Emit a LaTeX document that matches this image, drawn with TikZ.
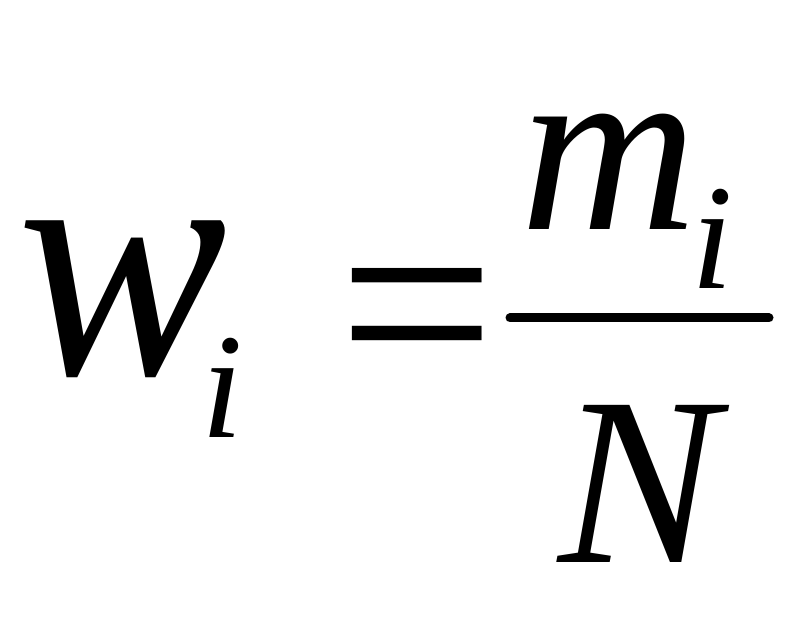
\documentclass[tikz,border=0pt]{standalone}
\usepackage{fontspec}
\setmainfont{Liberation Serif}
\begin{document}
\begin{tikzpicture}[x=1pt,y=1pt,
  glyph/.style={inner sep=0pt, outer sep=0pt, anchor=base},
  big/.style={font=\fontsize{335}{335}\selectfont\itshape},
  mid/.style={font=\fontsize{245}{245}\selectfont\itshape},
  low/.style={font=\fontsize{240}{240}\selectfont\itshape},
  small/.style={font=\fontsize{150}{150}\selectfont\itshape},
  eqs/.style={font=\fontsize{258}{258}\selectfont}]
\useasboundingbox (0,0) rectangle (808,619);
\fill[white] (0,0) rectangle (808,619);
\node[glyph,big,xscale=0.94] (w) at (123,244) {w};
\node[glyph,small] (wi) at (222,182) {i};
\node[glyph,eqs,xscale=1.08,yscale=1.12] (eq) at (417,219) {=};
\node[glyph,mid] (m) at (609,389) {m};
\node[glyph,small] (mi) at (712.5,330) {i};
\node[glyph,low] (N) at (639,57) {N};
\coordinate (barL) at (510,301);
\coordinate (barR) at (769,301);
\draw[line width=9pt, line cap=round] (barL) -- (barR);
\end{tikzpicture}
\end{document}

******

**Task to complete**
Set down the material above as is, without any pictures.

**Exercise answer**
Emit a LaTeX document that matches this image, drawn with TikZ.
\documentclass[tikz,border=0pt]{standalone}
\usepackage{fontspec}
\setmainfont{Liberation Serif}
\begin{document}
\begin{tikzpicture}[x=1pt,y=1pt,
  glyph/.style={inner sep=0pt, outer sep=0pt, anchor=base},
  big/.style={font=\fontsize{335}{335}\selectfont\itshape},
  mid/.style={font=\fontsize{245}{245}\selectfont\itshape},
  low/.style={font=\fontsize{240}{240}\selectfont\itshape},
  small/.style={font=\fontsize{150}{150}\selectfont\itshape},
  eqs/.style={font=\fontsize{258}{258}\selectfont}]
\useasboundingbox (0,0) rectangle (808,619);
\fill[white] (0,0) rectangle (808,619);
\node[glyph,big,xscale=0.94] (w) at (123,244) {w};
\node[glyph,small] (wi) at (222,182) {i};
\node[glyph,eqs,xscale=1.08,yscale=1.12] (eq) at (417,219) {=};
\node[glyph,mid] (m) at (609,389) {m};
\node[glyph,small] (mi) at (712.5,330) {i};
\node[glyph,low] (N) at (639,57) {N};
\coordinate (barL) at (510,301);
\coordinate (barR) at (769,301);
\draw[line width=9pt, line cap=round] (barL) -- (barR);
\end{tikzpicture}
\end{document}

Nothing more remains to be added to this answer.